» **YOUR OBJECTIVE**
Leave out the pictures and set down exactly the lines from the start of the listing through the one with "Publications by quartile", both included.

Rows from a dataset of charts and code
....................

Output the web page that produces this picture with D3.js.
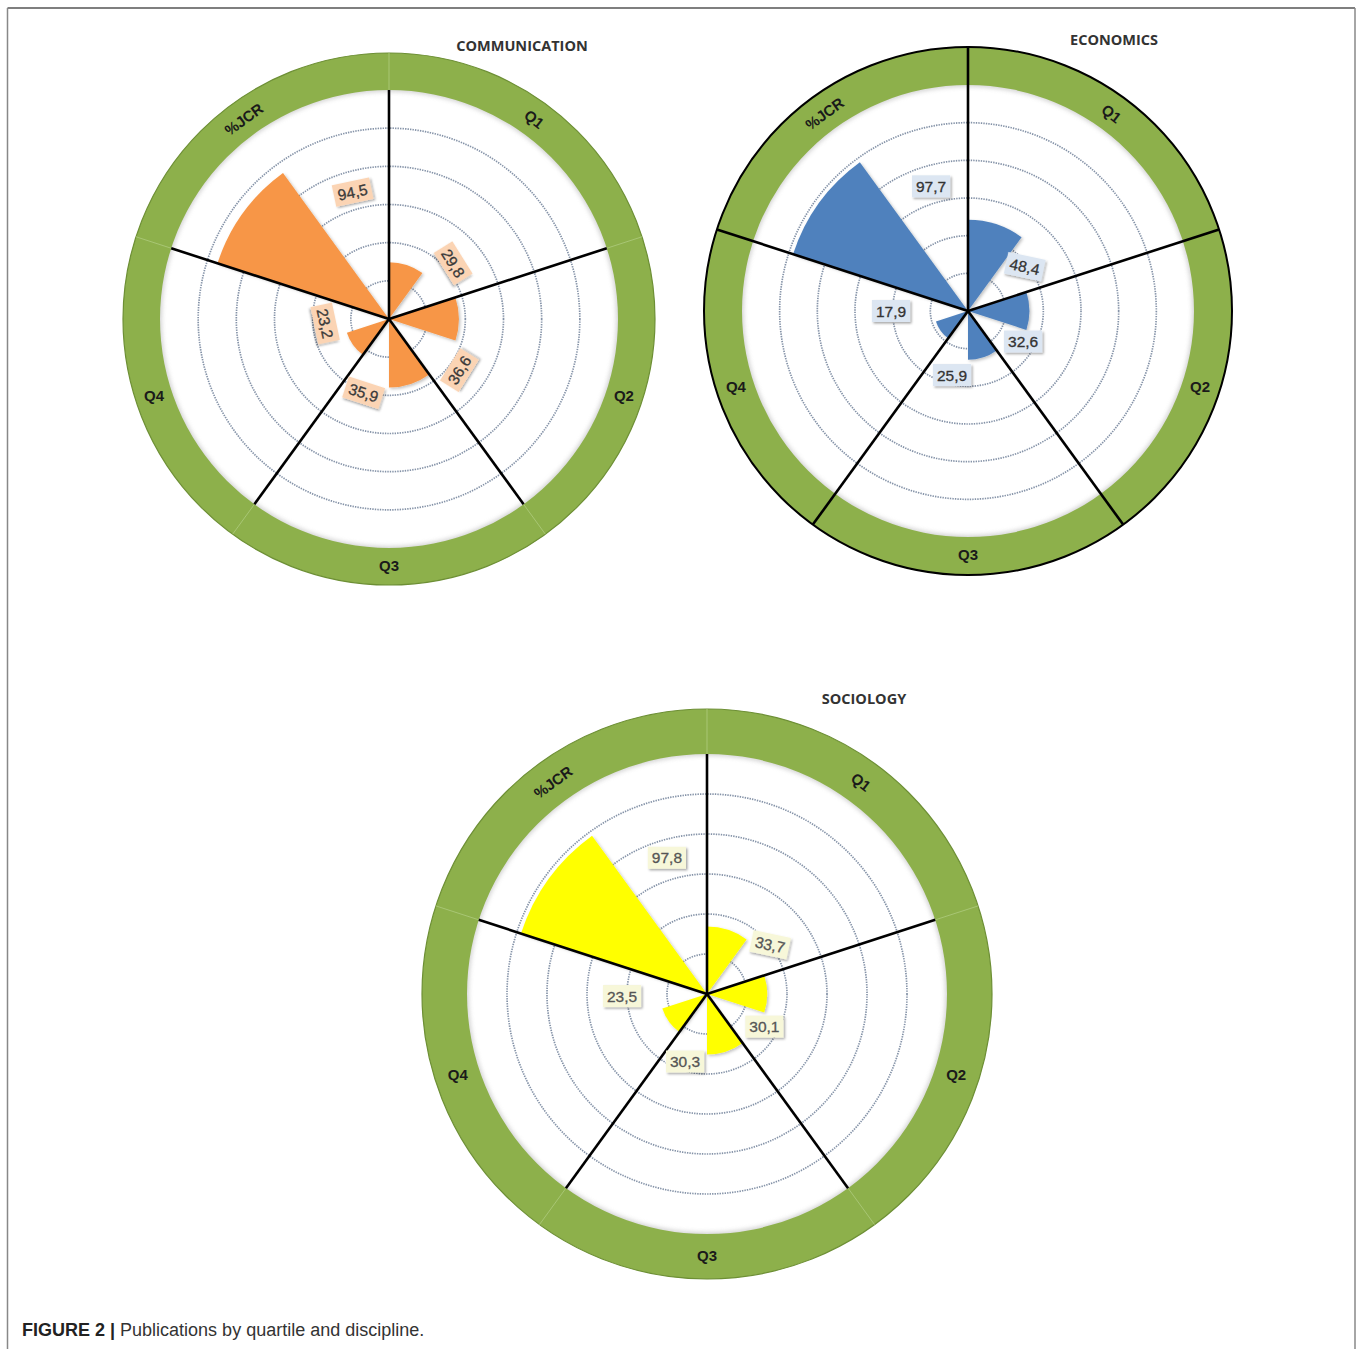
<!DOCTYPE html>
<html>
<head>
<meta charset="utf-8">
<script src="https://cdn.jsdelivr.net/npm/d3@7"></script>
<style>
  html, body { margin: 0; padding: 0; background: #fff; }
  svg { display: block; }
</style>
</head>
<body>
<svg id="chart" width="1358" height="1349"></svg>
<script>
// ---------------- DATA ----------------
const categories = ["Q1", "Q2", "Q3", "Q4", "%JCR"];
const disciplines = ["COMMUNICATION", "ECONOMICS", "SOCIOLOGY"];
const communicationValues = [29.8, 36.6, 35.9, 23.2, 94.5];
const economicsValues = [48.4, 32.6, 25.9, 17.9, 97.7];
const sociologyValues = [33.7, 30.1, 30.3, 23.5, 97.8];
const gridTicks = [20, 40, 60, 80, 100];
const radialMax = 120;
const captionBold = "FIGURE 2 |";
const captionText = " Publications by quartile and discipline.";

// ---------------- LAYOUT / STYLE ----------------
const charts = [
  {
    name: disciplines[0], values: communicationValues,
    cx: 389, cy: 319, outerR: 266, innerR: 229, labelR: 247,
    title: [522, 51],
    bar: "#f79646", box: "#fbd4b4", boxText: "#3a3a3a",
    labelAng: [49, 126, 199, 266, 344], labelRad: [85, 87, 78, 64, 132],
    labelRot: [58, -58, 18, 78, -12],
    linesThroughRing: false, ringStroke: "#6d8f35"
  },
  {
    name: disciplines[1], values: economicsValues,
    cx: 968, cy: 311, outerR: 264, innerR: 226, labelR: 244,
    title: [1114, 45],
    bar: "#4f81bd", box: "#dce6f2", boxText: "#333333",
    labelAng: [52, 119, 194, 270, 343.5], labelRad: [72, 63, 66, 77, 130],
    labelRot: [12, 0, 0, 0, 0],
    linesThroughRing: true, ringStroke: "#000000"
  },
  {
    name: disciplines[2], values: sociologyValues,
    cx: 707, cy: 994, outerR: 285, innerR: 240, labelR: 262,
    title: [864, 704],
    bar: "#ffff00", box: "#f7f7d9", boxText: "#555555",
    labelAng: [52, 119.6, 198, 268.6, 343.6], labelRad: [80, 66, 71, 85, 142],
    labelRot: [12, 0, 0, 0, 0],
    linesThroughRing: false, ringStroke: "#6d8f35"
  }
];
const ringLabelRot = [38, 0, 0, 0, -36];

const svg = d3.select("#chart");
const defs = svg.append("defs");
const f1 = defs.append("filter").attr("id", "boxShadow").attr("x", "-30%").attr("y", "-30%").attr("width", "160%").attr("height", "160%");
f1.append("feDropShadow").attr("dx", 1.5).attr("dy", 1.5).attr("stdDeviation", 1.2).attr("flood-color", "#000").attr("flood-opacity", 0.35);
const f2 = defs.append("filter").attr("id", "barShadow").attr("x", "-20%").attr("y", "-20%").attr("width", "140%").attr("height", "140%");
f2.append("feDropShadow").attr("dx", 1.5).attr("dy", 1.5).attr("stdDeviation", 1.5).attr("flood-color", "#000").attr("flood-opacity", 0.25);
const f3 = defs.append("filter").attr("id", "ringShadow").attr("x", "-10%").attr("y", "-10%").attr("width", "120%").attr("height", "120%");
f3.append("feGaussianBlur").attr("stdDeviation", 2.5);

// frame
svg.append("line").attr("x1", 7.5).attr("x2", 1355).attr("y1", 8).attr("y2", 8).attr("stroke", "#555").attr("stroke-width", 1.5);
svg.append("line").attr("x1", 7.5).attr("x2", 7.5).attr("y1", 8).attr("y2", 1349).attr("stroke", "#888").attr("stroke-width", 1.5);
svg.append("line").attr("x1", 1355).attr("x2", 1355).attr("y1", 8).attr("y2", 1349).attr("stroke", "#888").attr("stroke-width", 1.5);

const deg = Math.PI / 180;
const fmt = d3.formatLocale({ decimal: ",", thousands: ".", grouping: [3], currency: ["", "€"] }).format(".1f");
const n = categories.length;
const angle = d3.scaleLinear().domain([0, n]).range([0, 2 * Math.PI]);

charts.forEach(c => {
  const g = svg.append("g").attr("transform", `translate(${c.cx},${c.cy})`);
  const r = d3.scaleLinear().domain([0, radialMax]).range([0, c.innerR]);

  // grid circles
  g.selectAll("circle.grid").data(gridTicks).join("circle")
    .attr("class", "grid").attr("r", d => r(d))
    .attr("fill", "none").attr("stroke", "#8593a8").attr("stroke-width", 1.7)
    .attr("stroke-dasharray", "1.4,1.1");

  // bars
  const barArc = d3.arc().innerRadius(0)
    .outerRadius(d => r(d.v))
    .startAngle(d => angle(d.i))
    .endAngle(d => angle(d.i + 0.5));
  g.selectAll("path.bar").data(c.values.map((v, i) => ({ v, i }))).join("path")
    .attr("class", "bar").attr("d", barArc).attr("fill", c.bar)
    .attr("filter", "url(#barShadow)");

  // ring shadow on inner edge
  g.append("circle").attr("r", c.innerR + 1).attr("fill", "none")
    .attr("stroke", "#9a9a9a").attr("stroke-width", 4).attr("opacity", 0.6)
    .attr("filter", "url(#ringShadow)");

  // ring
  const ringArc = d3.arc().innerRadius(c.innerR).outerRadius(c.outerR)
    .startAngle(0).endAngle(2 * Math.PI);
  g.append("path").attr("d", ringArc()).attr("fill", "#8db04b");
  g.append("circle").attr("r", c.outerR).attr("fill", "none")
    .attr("stroke", c.ringStroke).attr("stroke-width", c.linesThroughRing ? 2 : 1.2);

  // faint ring separators
  if (!c.linesThroughRing) {
    g.selectAll("line.sep").data(d3.range(n)).join("line")
      .attr("class", "sep")
      .attr("x1", i => c.innerR * Math.sin(angle(i))).attr("y1", i => -c.innerR * Math.cos(angle(i)))
      .attr("x2", i => c.outerR * Math.sin(angle(i))).attr("y2", i => -c.outerR * Math.cos(angle(i)))
      .attr("stroke", "#a8c674").attr("stroke-width", 1);
  }

  // radial black lines
  const lineEnd = c.linesThroughRing ? c.outerR : c.innerR;
  g.selectAll("line.spoke").data(d3.range(n)).join("line")
    .attr("class", "spoke")
    .attr("x1", 0).attr("y1", 0)
    .attr("x2", i => lineEnd * Math.sin(angle(i))).attr("y2", i => -lineEnd * Math.cos(angle(i)))
    .attr("stroke", "#000").attr("stroke-width", 2.6);

  // ring category labels
  g.selectAll("text.cat").data(categories).join("text")
    .attr("class", "cat")
    .attr("transform", (d, i) => {
      const a = angle(i + 0.5);
      return `translate(${c.labelR * Math.sin(a)},${-c.labelR * Math.cos(a)}) rotate(${ringLabelRot[i]})`;
    })
    .attr("text-anchor", "middle").attr("dy", "0.36em")
    .attr("font-family", "'Liberation Sans', Arial, sans-serif").attr("font-weight", "bold")
    .attr("font-size", 15).attr("fill", "#1a1a1a")
    .text(d => d);

  // value labels
  const lg = g.selectAll("g.val").data(c.values).join("g")
    .attr("class", "val")
    .attr("transform", (d, i) => {
      const a = c.labelAng[i] * deg;
      const rr = c.labelRad[i];
      return `translate(${rr * Math.sin(a)},${-rr * Math.cos(a)}) rotate(${c.labelRot[i]})`;
    });
  lg.append("rect");
  lg.append("text")
    .attr("text-anchor", "middle").attr("dy", "0.36em")
    .attr("font-family", "'Liberation Sans', Arial, sans-serif")
    .attr("font-size", 15.5).attr("fill", c.boxText)
    .attr("stroke", c.boxText).attr("stroke-width", 0.3)
    .text(d => fmt(d));
  lg.each(function () {
    const t = d3.select(this).select("text").node();
    const w = t.getComputedTextLength();
    d3.select(this).select("rect")
      .attr("x", -w / 2 - 4).attr("y", -11).attr("width", w + 8).attr("height", 22)
      .attr("fill", c.box).attr("filter", "url(#boxShadow)");
  });

  // title
  svg.append("text").attr("x", c.title[0]).attr("y", c.title[1])
    .attr("text-anchor", "middle")
    .attr("font-family", "'Open Sans', sans-serif").attr("font-weight", "bold")
    .attr("font-size", 14.5).attr("fill", "#333")
    .text(c.name);
});

// caption
const cap = svg.append("text").attr("x", 22).attr("y", 1336)
  .attr("font-family", "'Liberation Sans', Arial, sans-serif").attr("font-size", 18).attr("fill", "#333");
cap.append("tspan").attr("font-weight", "bold").attr("fill", "#222").text(captionBold);
cap.append("tspan").text(captionText);
</script>
</body>
</html>
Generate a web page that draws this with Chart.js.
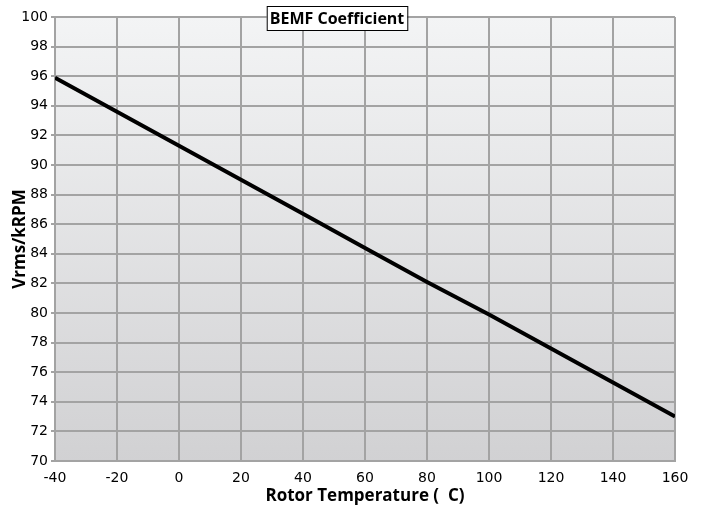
<!DOCTYPE html>
<html>
<head>
<meta charset="utf-8">
<script src="https://cdn.jsdelivr.net/npm/chart.js@4/dist/chart.umd.min.js"></script>
<style>
  html, body { margin: 0; padding: 0; background: #fff; }
  #wrap { width: 703px; height: 506px; }
</style>
</head>
<body>
<div id="wrap"><canvas id="bemfChart" width="703" height="506"></canvas></div>
<script>
// rotor temperature (C) and BEMF coefficient (Vrms/kRPM)
var temps = [-40, -20, 0, 20, 40, 60, 80, 90, 100, 120, 140, 160];
var bemf = [95.9, 93.6, 91.3, 89.0, 86.7, 84.4, 82.1, 81.0, 79.9, 77.6, 75.3, 73.0];

var xTicks = [-40, -20, 0, 20, 40, 60, 80, 100, 120, 140, 160];
var yTicks = [70, 72, 74, 76, 78, 80, 82, 84, 86, 88, 90, 92, 94, 96, 98, 100];

var points = temps.map(function (t, i) { return { x: t, y: bemf[i] }; });

// gradient background behind the plot area
var plotBackground = {
  id: 'plotBackground',
  beforeDraw: function (chart) {
    var ctx = chart.ctx, a = chart.chartArea;
    var g = ctx.createLinearGradient(0, a.top, 0, a.bottom);
    g.addColorStop(0, '#f3f4f5');
    g.addColorStop(1, '#d1d1d3');
    ctx.save();
    ctx.fillStyle = g;
    ctx.fillRect(a.left, a.top, a.right - a.left, a.bottom - a.top);
    ctx.restore();
  }
};

// boxed title sitting over the top of the plot
var boxedTitle = {
  id: 'boxedTitle',
  afterDraw: function (chart) {
    var ctx = chart.ctx;
    var text = 'BEMF Coefficient';
    ctx.save();
    ctx.font = 'bold 16px "Open Sans", sans-serif';
    var w = ctx.measureText(text).width + 6;
    var cx = 337, top = 6, h = 24;
    ctx.fillStyle = '#fff';
    ctx.fillRect(cx - w / 2, top, w, h);
    ctx.strokeStyle = '#000';
    ctx.lineWidth = 1;
    ctx.strokeRect(cx - w / 2 + 0.5, top + 0.5, w, h);
    ctx.fillStyle = '#000';
    ctx.textAlign = 'center';
    ctx.textBaseline = 'middle';
    ctx.fillText(text, cx, top + h / 2 + 1);
    ctx.restore();
  }
};

var ctx = document.getElementById('bemfChart').getContext('2d');
var chart = new Chart(ctx, {
  type: 'line',
  data: {
    datasets: [{
      label: 'BEMF',
      data: points,
      borderColor: '#000',
      borderWidth: 4,
      pointRadius: 0,
      fill: false,
      tension: 0
    }]
  },
  options: {
    responsive: false,
    animation: false,
    layout: { padding: { top: 17, right: 28, left: 0, bottom: 0 } },
    plugins: {
      legend: { display: false },
      tooltip: { enabled: false }
    },
    scales: {
      x: {
        type: 'linear',
        min: -40,
        max: 160,
        afterBuildTicks: function (s) { s.ticks = xTicks.map(function (v) { return { value: v }; }); },
        afterFit: function (s) { s.height = 45; },
        grid: { color: '#a3a3a3', lineWidth: 2, drawTicks: false },
        border: { color: '#a3a3a3', width: 2 },
        ticks: {
          color: '#000',
          font: { family: '"DejaVu Sans", sans-serif', size: 14 },
          padding: 9,
          maxRotation: 0
        },
        title: {
          display: true,
          text: 'Rotor Temperature (  C)',
          color: '#000',
          font: { family: '"Open Sans", sans-serif', size: 17, weight: 'bold' },
          padding: { top: 0, bottom: 0 }
        }
      },
      y: {
        min: 70,
        max: 100,
        afterBuildTicks: function (s) { s.ticks = yTicks.map(function (v) { return { value: v }; }); },
        afterFit: function (s) { s.width = 55; },
        grid: { color: '#a3a3a3', lineWidth: 2, drawTicks: true, tickLength: 4 },
        border: { color: '#a3a3a3', width: 2 },
        ticks: {
          color: '#000',
          font: { family: '"DejaVu Sans", sans-serif', size: 14 },
          padding: 3
        },
        title: {
          display: true,
          text: 'Vrms/kRPM',
          color: '#000',
          font: { family: '"Open Sans", sans-serif', size: 17, weight: 'bold' },
          padding: { top: 10, bottom: 0 }
        }
      }
    }
  },
  plugins: [plotBackground, boxedTitle]
});
</script>
</body>
</html>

....................

» **THE SOLUTION**
Output the web page that produces this picture with D3.js.
<!DOCTYPE html>
<html>
<head>
<meta charset="utf-8">
<script src="https://cdn.jsdelivr.net/npm/d3@7"></script>
<style>
  html, body { margin: 0; padding: 0; background: #fff; }
  svg { display: block; }
</style>
</head>
<body>
<svg id="chart" width="1358" height="1349"></svg>
<script>
// ---------------- DATA ----------------
const categories = ["Q1", "Q2", "Q3", "Q4", "%JCR"];
const disciplines = ["COMMUNICATION", "ECONOMICS", "SOCIOLOGY"];
const communicationValues = [29.8, 36.6, 35.9, 23.2, 94.5];
const economicsValues = [48.4, 32.6, 25.9, 17.9, 97.7];
const sociologyValues = [33.7, 30.1, 30.3, 23.5, 97.8];
const gridTicks = [20, 40, 60, 80, 100];
const radialMax = 120;
const captionBold = "FIGURE 2 |";
const captionText = " Publications by quartile and discipline.";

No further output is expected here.